Apple Photos Preferences

Until now that’s been simple to fix – I setup a ‘home’ Mac laptop to download every image at full-resolution and let Time Machine (to a Synology NAS with redundant drives) take care of the rest.

Since the birth of our son my wife and I take a lot of photos and – inevitably – the laptop ran out of space. An emergency clean-up helped, but it’s clear this will only be a short-term fix and the clogged disk slows-down other apps.

What I want is the ease of Apple Photos without leaving my files solely in Apple’s hands. Switching services is the nuclear option as the family has many years of familiarity with Apple – a change would be ‘unpopular’.

I considered and dismissed several options:

  1. Archive less important images somewhere else to keep the Apple Photos library a manageable size. This is a short-term option but requires frequent manual curation. Also, it doesn’t prevent the library of images we do want to keep available from becoming too big in future. A definite no.
  2. Upgrade the home Mac’s disk. I could fit a Terabyte disk to provide ‘enough’ photo and other-uses storage for the foreseeable future, but this is pricey if I want to maintain SSD speeds for other day-to-day use. Possible, but poor value for money.
  3. Add external storage to the home Mac. This is a cheaper and more flexible way to add storage – USB3 is fast enough to run a Photos library from now – although it would need to remain connected all the time. Quick and easy, but inconvenient and fragile.
  4. Use network storage to host the Photos library. Possible in theory, but too slow in practice – especially over WiFi. Not an option.

For now, I’ve gone with a 5th option: a dedicated Mac ‘server’ for backups.
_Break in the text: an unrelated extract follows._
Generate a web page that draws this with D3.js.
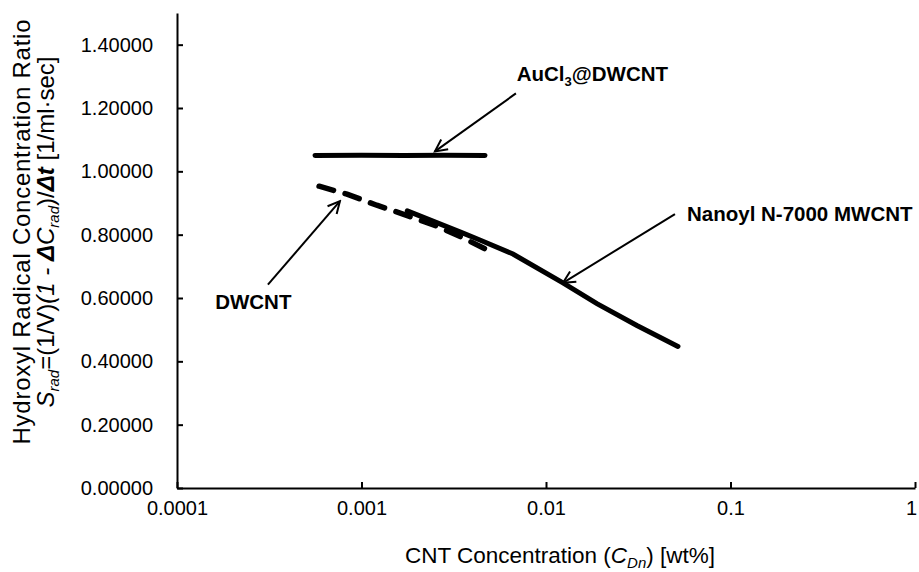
<!DOCTYPE html>
<html>
<head>
<meta charset="utf-8">
<script src="https://cdn.jsdelivr.net/npm/d3@7/dist/d3.min.js"></script>
<style>
  body { margin: 0; background: #fff; }
  text { font-family: "Liberation Sans", Arial, sans-serif; fill: #000; }
</style>
</head>
<body>
<script>
// values
var auclConc  = [0.00056, 0.001, 0.0017, 0.0028, 0.00467];
var auclRatio = [1.050, 1.051, 1.050, 1.051, 1.050];

var dwConc  = [0.000589, 0.000834, 0.00121, 0.00162, 0.00257, 0.00355, 0.00479];
var dwRatio = [0.953, 0.928, 0.893, 0.868, 0.827, 0.790, 0.752];

var mwConc  = [0.00177, 0.00355, 0.00438, 0.00662, 0.01236, 0.01888, 0.0311, 0.0519];
var mwRatio = [0.875, 0.805, 0.783, 0.739, 0.648, 0.582, 0.513, 0.447];

var xTicks = [0.0001, 0.001, 0.01, 0.1, 1];
var yTicks = [0, 0.2, 0.4, 0.6, 0.8, 1.0, 1.2, 1.4];

// annotation arrows: [headX, headY, tailX, tailY] in data units
var arrowAucl = [0.0025, 1.063, 0.00687, 1.246];
var arrowDw   = [0.000764, 0.906, 0.000311, 0.642];
var arrowMw   = [0.01236, 0.648, 0.05, 0.865];

const W = 919, H = 572;
const margin = {left: 177, right: 4, top: 13, bottom: 84};

var svg = d3.select("body").append("svg")
    .attr("width", W)
    .attr("height", H);

var x = d3.scaleLog().domain([0.0001, 1]).range([margin.left, W - margin.right]);
var y = d3.scaleLinear().domain([0, 1.5]).range([H - margin.bottom, margin.top]);

svg.append("defs").append("marker")
    .attr("id", "head")
    .attr("markerUnits", "userSpaceOnUse")
    .attr("markerWidth", 16).attr("markerHeight", 16)
    .attr("viewBox", "0 0 16 16")
    .attr("refX", 14).attr("refY", 8)
    .attr("orient", "auto")
  .append("path")
    .attr("d", "M2,2 L14,8 L2,14")
    .attr("fill", "none")
    .attr("stroke", "#000")
    .attr("stroke-width", 2);

// axes
var xAxis = d3.axisBottom(x).tickValues(xTicks)
    .tickFormat(function(d){ return String(d); })
    .tickSizeInner(-6).tickSizeOuter(0).tickPadding(13);
var yAxis = d3.axisLeft(y).tickValues(yTicks)
    .tickFormat(d3.format(".5f"))
    .tickSizeInner(-6).tickSizeOuter(0).tickPadding(24);

var gx = svg.append("g").attr("transform", "translate(0," + (H - margin.bottom) + ")").call(xAxis);
var gy = svg.append("g").attr("transform", "translate(" + margin.left + ",0)").call(yAxis);

[gx, gy].forEach(function(g){
    g.selectAll("path,line").attr("stroke", "#000").attr("stroke-width", 2);
    g.selectAll("text").attr("font-size", 20).attr("fill", "#000")
        .style("font-family", "'Liberation Sans', Arial, sans-serif");
});
// last x label sits against the right edge
gx.selectAll(".tick text").filter(function(d){ return d === 1; }).attr("dx", -4);

// series
var line = d3.line()
    .x(function(d){ return x(d[0]); })
    .y(function(d){ return y(d[1]); });

function pairs(a, b) { return a.map(function(v, i){ return [v, b[i]]; }); }

svg.append("path")
    .attr("d", line(pairs(auclConc, auclRatio)))
    .attr("fill", "none").attr("stroke", "#000")
    .attr("stroke-width", 5).attr("stroke-linecap", "round");

svg.append("path")
    .attr("d", line(pairs(dwConc, dwRatio)))
    .attr("fill", "none").attr("stroke", "#000")
    .attr("stroke-width", 5.5).attr("stroke-linecap", "round")
    .attr("stroke-dasharray", "15,12");

svg.append("path")
    .attr("d", line(pairs(mwConc, mwRatio)))
    .attr("fill", "none").attr("stroke", "#000")
    .attr("stroke-width", 5).attr("stroke-linecap", "round");

// arrows
[arrowAucl, arrowDw, arrowMw].forEach(function(a){
    svg.append("line")
        .attr("x1", x(a[2])).attr("y1", y(a[3]))
        .attr("x2", x(a[0])).attr("y2", y(a[1]))
        .attr("stroke", "#000").attr("stroke-width", 2)
        .attr("marker-end", "url(#head)");
});

// labels
var t1 = svg.append("text")
    .attr("x", x(0.00694)).attr("y", y(1.284))
    .attr("font-size", 20.5).attr("font-weight", "bold");
t1.append("tspan").text("AuCl");
t1.append("tspan").attr("font-size", 13).attr("dy", 5).text("3");
t1.append("tspan").attr("dy", -5).text("@DWCNT");

svg.append("text")
    .attr("x", x(0.000161)).attr("y", y(0.566))
    .attr("font-size", 20.5).attr("font-weight", "bold")
    .text("DWCNT");

svg.append("text")
    .attr("x", x(0.0581)).attr("y", y(0.843))
    .attr("font-size", 20.5).attr("font-weight", "bold")
    .text("Nanoyl N-7000 MWCNT");

// x title
var xt = svg.append("text")
    .attr("x", 560).attr("y", 563)
    .attr("text-anchor", "middle").attr("font-size", 22.5);
xt.append("tspan").text("CNT Concentration (");
xt.append("tspan").attr("font-style", "italic").text("C");
xt.append("tspan").attr("font-style", "italic").attr("font-size", 15).attr("dy", 5).text("Dn");
xt.append("tspan").attr("dy", -5).text(") [wt%]");

// y title
var cy = 232;
svg.append("text")
    .attr("transform", "translate(30," + cy + ") rotate(-90)")
    .attr("text-anchor", "middle").attr("font-size", 24)
    .attr("textLength", 425).attr("lengthAdjust", "spacing")
    .text("Hydroxyl Radical Concentration Ratio");

var yt = svg.append("text")
    .attr("transform", "translate(54," + cy + ") rotate(-90)")
    .attr("text-anchor", "middle").attr("font-size", 24);
yt.append("tspan").attr("font-style", "italic").text("S");
yt.append("tspan").attr("font-style", "italic").attr("font-size", 15).attr("dy", 5).text("rad");
yt.append("tspan").attr("dy", -5).text("=(1/V)");
yt.append("tspan").attr("font-style", "italic").text("(1 - ");
yt.append("tspan").attr("font-style", "italic").attr("font-weight", "bold").text("\u0394");
yt.append("tspan").attr("font-style", "italic").text("C");
yt.append("tspan").attr("font-style", "italic").attr("font-size", 15).attr("dy", 5).text("rad");
yt.append("tspan").attr("dy", -5).text(")/");
yt.append("tspan").attr("font-style", "italic").attr("font-weight", "bold").text("\u0394t");
yt.append("tspan").text(" [1/ml\u00b7sec]");
</script>
</body>
</html>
For about £55 per month (at current exchange rates) I rent a Mac Mini (i7 processor, 1TB internal storage and 16GB RAM) with 4TB external storage in a Las Vegas datacenter from MacMiniColo – a recent promotion provided this ‘more than I need’ spec at a bargain price. It’s always on with data-centre quality power and networking and an engineer will replace it for me if it breaks.

I considered a similar approach with a virtual Windows server and iCloud for Windows. In theory this would offer a similar capability on a cheaper machine, but reports of unreliability of syncing and Photo Stream out me off for now. I may revisit it in future.

So far, this is working well:

  • Remote desktop access feels as fast as a local machine even over 4G from an iPad (Screens is an excellent app for this).
  • Storage is sufficient for all our Apple Photos need in the foreseeable future.
  • Time Machine takes frequent versioned backups.
  • Large imports / exports no longer take our home Mac out of use.
  • I don’t worry about accidental damage or (unfortunately frequent for us) power cuts at home.
  • I can install other backup services – I’m backing up our other important data direct from our home NAS and am also testing image sync to both Google Photos and Amazon Drive.

I’ve read posts from people doing similar things who go-on to run their websites and mail servers from the same device. I’ve decided against that for now and locked-down the services / ways to access as much as possible to keep my data secure. For now I sync only data I’d be happy to have in any other cloud service to keep the admin manageable.